Indeed, Marx seems to be the main voice of revolution in modern times. And to me he seems to have inherited his ameliorism fron Hegel, and outside of Hegel`s metaphysical grounds for eternal improvement (if he even has them or claims to) I can`t see how Marx or post-Marxism could improve it; concretely, then it seems unfounded to think there is some better epoch coming naturally on the heels of capitalism`s violent overthrow.
     [To whom it may concern, literally, I also got a copy of the Communist Manifesto and Other Revolutionary Writings for fifty cents, as yet uncracked; forgive me my ignorance.]

(Hermeneutics?)

This is disappointing. It does not boil down to waste (for me few books do – or few that I convince myself to buy, even for fifty cents). But it requires more filtering and interpretation; and of course partly I am simply reacting to Justice as it calls out to be pursued – it is natural in sin`s repression of goodness in humanity that we recoil from Justice and Wisdom when it calls to us. But a more tempered view could still have this call – and I picked up the book not thinking I would agree with the book but that it would be a source, that it would lead me to think more about issues of criminal injustice and make injustice harder to turn away from for me (even if I explicitly disagreed with much of the book). I think it can succeed in this.
     I guess I was just hoping that it would be easier to interpret and use and learn from; the revolutionary, inciting tone requires a more complex hermeneutic and framework of interpretation. (I do think that the biblical prophets sounded not unlike those crying out for justice like this; still, they did not sound revolutionary in the distinctively post-marxist way, implying violence and a soon-to-be secular utopia.)

     Hopefully you can see the tensions I am feeling in this.

     I got the book, Criminal Injustice, deliberately to face the tensions I knew would be there. A decade ago I would have been afraid to take a book like this seriously. Now I know that it must be taken seriously, but that taking it seriously is frankly more difficult than simply agreeing or disagreeing with it and, again, requires a more complex hermeneutic. Wisdom and justice must after all be trickier than being convinced or being dismissive. Now I must sift it – sift out violence and the sort of revolution which leads to more unjust violence, but keep the nuggets of true justice which threaten to tear down the worlds of injustice just by being shouted.
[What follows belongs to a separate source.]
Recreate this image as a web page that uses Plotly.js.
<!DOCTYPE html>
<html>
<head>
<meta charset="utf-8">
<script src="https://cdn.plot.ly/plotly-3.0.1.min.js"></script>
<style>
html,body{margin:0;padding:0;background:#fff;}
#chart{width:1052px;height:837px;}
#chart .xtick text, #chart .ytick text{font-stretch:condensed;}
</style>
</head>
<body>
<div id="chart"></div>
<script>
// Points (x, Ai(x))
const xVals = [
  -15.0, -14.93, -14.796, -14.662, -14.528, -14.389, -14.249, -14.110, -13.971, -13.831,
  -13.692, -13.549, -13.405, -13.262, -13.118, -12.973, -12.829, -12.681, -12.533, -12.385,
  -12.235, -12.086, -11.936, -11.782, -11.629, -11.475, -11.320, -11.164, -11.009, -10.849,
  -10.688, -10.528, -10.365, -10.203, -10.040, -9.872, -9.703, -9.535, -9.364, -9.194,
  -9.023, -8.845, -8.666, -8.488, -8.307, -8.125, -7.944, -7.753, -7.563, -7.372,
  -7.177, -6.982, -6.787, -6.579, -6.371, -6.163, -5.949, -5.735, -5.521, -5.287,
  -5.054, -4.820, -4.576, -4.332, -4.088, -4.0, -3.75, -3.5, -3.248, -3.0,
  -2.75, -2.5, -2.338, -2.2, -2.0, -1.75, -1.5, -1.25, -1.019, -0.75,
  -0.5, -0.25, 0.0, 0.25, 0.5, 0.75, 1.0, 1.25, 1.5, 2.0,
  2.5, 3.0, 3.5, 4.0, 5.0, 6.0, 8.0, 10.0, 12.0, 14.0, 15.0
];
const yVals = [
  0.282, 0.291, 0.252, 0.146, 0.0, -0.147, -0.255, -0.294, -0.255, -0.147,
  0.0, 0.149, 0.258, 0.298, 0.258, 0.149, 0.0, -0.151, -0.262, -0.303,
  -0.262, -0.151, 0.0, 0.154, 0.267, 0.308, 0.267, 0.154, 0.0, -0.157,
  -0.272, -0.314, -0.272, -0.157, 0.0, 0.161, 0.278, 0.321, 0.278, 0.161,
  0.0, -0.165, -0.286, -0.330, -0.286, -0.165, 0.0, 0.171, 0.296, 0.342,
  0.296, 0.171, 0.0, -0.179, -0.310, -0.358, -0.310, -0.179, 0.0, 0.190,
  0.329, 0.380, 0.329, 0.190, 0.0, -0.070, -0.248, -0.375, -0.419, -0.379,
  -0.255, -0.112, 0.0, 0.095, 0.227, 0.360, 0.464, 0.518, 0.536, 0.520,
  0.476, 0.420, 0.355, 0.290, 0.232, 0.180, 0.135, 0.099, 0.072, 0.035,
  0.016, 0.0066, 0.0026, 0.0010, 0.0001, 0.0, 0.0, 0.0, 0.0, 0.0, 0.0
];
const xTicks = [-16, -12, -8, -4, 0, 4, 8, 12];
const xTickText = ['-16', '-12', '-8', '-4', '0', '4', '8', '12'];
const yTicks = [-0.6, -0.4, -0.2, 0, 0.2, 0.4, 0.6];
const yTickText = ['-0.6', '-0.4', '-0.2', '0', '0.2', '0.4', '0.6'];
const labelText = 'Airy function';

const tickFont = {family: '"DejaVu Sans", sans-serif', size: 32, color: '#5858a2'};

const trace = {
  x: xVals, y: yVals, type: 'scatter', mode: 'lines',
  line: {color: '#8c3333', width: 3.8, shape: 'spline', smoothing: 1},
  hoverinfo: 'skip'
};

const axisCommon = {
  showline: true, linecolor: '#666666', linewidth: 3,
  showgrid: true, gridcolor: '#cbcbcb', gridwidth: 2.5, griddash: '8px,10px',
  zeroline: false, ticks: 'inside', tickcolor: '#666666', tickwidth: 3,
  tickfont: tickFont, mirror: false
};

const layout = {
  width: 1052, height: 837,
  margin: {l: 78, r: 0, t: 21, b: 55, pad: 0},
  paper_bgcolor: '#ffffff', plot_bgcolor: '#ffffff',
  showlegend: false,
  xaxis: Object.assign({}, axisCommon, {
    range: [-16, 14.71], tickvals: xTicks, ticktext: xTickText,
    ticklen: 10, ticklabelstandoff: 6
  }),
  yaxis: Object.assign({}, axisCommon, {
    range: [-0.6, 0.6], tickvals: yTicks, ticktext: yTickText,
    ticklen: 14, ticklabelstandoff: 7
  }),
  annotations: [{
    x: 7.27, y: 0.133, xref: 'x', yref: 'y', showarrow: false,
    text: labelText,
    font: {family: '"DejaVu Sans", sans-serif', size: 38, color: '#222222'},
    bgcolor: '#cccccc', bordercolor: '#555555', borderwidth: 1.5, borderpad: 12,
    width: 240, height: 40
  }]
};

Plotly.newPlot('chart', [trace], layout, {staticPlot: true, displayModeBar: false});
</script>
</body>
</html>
As I used to say frequently, “everything that can be shaken will be shaken, until only what is unshakable remains.” As I like to say today, “it looks like the wheat and the weeds have grown up together in all of us.”
     Now how to get to sorting?

Aphorisms; The Importance Of A Good Philosophy

Adapted from Private Conversation:

A good philosophy is like a well-built house. There are many different ways it can be built, but there are certain basic needs (or even very particular needs) which it needs to meet in order to be a good house. In the same way that a house needs to keep people warm, some philosophies can leave people out in the cold if they don’t answer certain questions well. Modern science is a primary example of this because it was developed in a specific way that it didn’t need to be and now it has a habitual way of seeing the world which subtracts meaning from it (see Lewis’ The Empty Universe, or Barfield’s The Rediscovery of Meaning, or Charles Taylor on Buffered and Porous Selves). So, again, a world primarily informed by modern science is often lucky if it isn’t left significantly empty by that science. This is why Lewis wrote the essay called the Empty Universe. The way of seeing which science pushes is a big deal, and part of how it got there was often the result of certain decisions in philosophy or spirituality that have had a big impact along the way.
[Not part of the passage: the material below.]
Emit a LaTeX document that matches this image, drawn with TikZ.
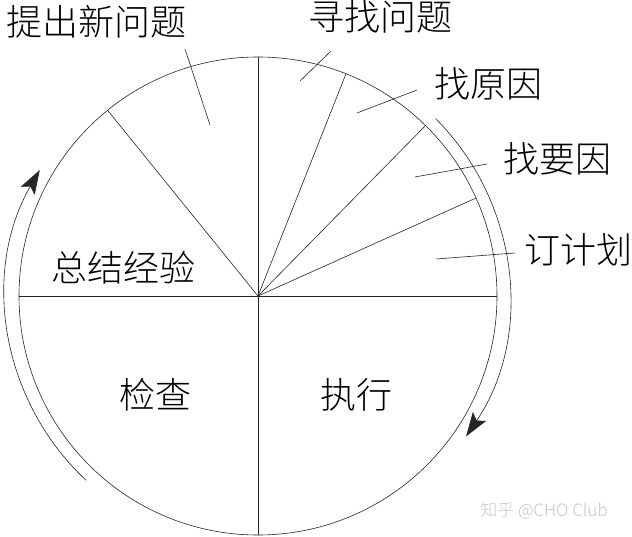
\documentclass[tikz,border=0pt]{standalone}
\usepackage{fontspec}
\newfontfamily\cjk{Noto Sans CJK SC Light}
\usetikzlibrary{arrows.meta}
\begin{document}
\begin{tikzpicture}[x=1pt,y=1pt,
  thinline/.style={line width=0.6pt,black!85},
  lab/.style={font=\cjk\fontsize{36}{36}\selectfont,inner sep=0pt},
  cyc/.style={line width=0.6pt,black!85,-{Stealth[length=24pt,width=16pt,inset=5pt]}}]
\useasboundingbox (0,0) rectangle (632,536);
\fill[white] (0,0) rectangle (632,536);
\coordinate (C) at (258,240);
\draw[thinline] (C) circle[radius=239];
\foreach \a in {0,24.2,45.5,68.4,90,129,180,270}{
  \draw[thinline] (C) -- ++(\a:239);
}
% outer cycle arcs
\draw[cyc] (C) ++(45:251) arc[start angle=45,end angle=-34,radius=251];
\draw[cyc] (C) ++(227:252) arc[start angle=227,end angle=150,radius=252];
% labels
\node[lab] (tc) at (96,514) {提出新问题};
\node[lab] (xz) at (380,519) {寻找问题};
\node[lab] (zy) at (488,452) {找原因};
\node[lab] (zyy) at (557,377) {找要因};
\node[lab] (dj) at (578,286) {订计划};
\node[lab] (zj) at (123,268) {总结经验};
\node[lab] (jc) at (155,141) {检查};
\node[lab] (zx) at (356,141) {执行};
\node[font=\cjk\fontsize{17}{17}\selectfont,text=black!22,inner sep=0pt] (wm) at (544,25) {知乎 @CHO Club};
% leaders
\coordinate (a1) at (185,487); \coordinate (a2) at (210,411);
\coordinate (b1) at (331,485); \coordinate (b2) at (300,455);
\coordinate (c1) at (417,446); \coordinate (c2) at (357,423);
\coordinate (d1) at (487,372); \coordinate (d2) at (415,359);
\coordinate (e1) at (515,283); \coordinate (e2) at (436,277);
\draw[thinline] (a1) -- (a2);
\draw[thinline] (b1) -- (b2);
\draw[thinline] (c1) -- (c2);
\draw[thinline] (d1) -- (d2);
\draw[thinline] (e1) -- (e2);
\end{tikzpicture}
\end{document}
Then again a good philosophy is like a computer program – I learned this because around the time I was getting into Philosophy I also was taught some programming classes by my dad – these gave me much more knowledge of structural issues than of computer languages, which I hardly know now. But a computer program is made to call up certain code under certain conditions. If it goes to certain code and the code doesn’t actually remedy the situation satisfactorily, then the program defaults and an error occurs, sometimes crashing the system. The same thing happens in people’s lives. People run into real life issues when the (implicit or explicit) philosophy they have been taught requires certain “code” and calls it up and they discover that the code is lacking. This can create great despair and years of searching.

Now this doesn’t mean that philosophy is supposed to be taught completely authoritatively. In fact it only works by dialogue and dogma (in the traditional, European sense of doctrine and tradition), which is why it is so significant that Socrates and Jesus and the best Philosophers have written by showing little talks. If something is not convincing, we discuss why. If it is finally found lacking, it is acknowledged and that is that if nothing else is proposed. The history of philosophy is thus a long conversation. Someone who has studied it well can dwell in it like a house. Either it works or it does not. It works like a code in that it will run into errors sooner or later, bigger or smaller. The smaller they are, the more it will be like a dialogue. The bigger they are the more it will require both creativity and even revelation

I am saying all of this to illustrate how I believe philosophy has very real consequences and how it is important.

[It occurs to me that that some people will think this is meant to be exhaustive, or that this means I am purely constructivist about philosophy. I believe there is a “single truth” in life, but exactly how one gets there, or in what sense or degree anyone does get there, is a very complex matter. In short, Truth is not constructed; Philosophies are.]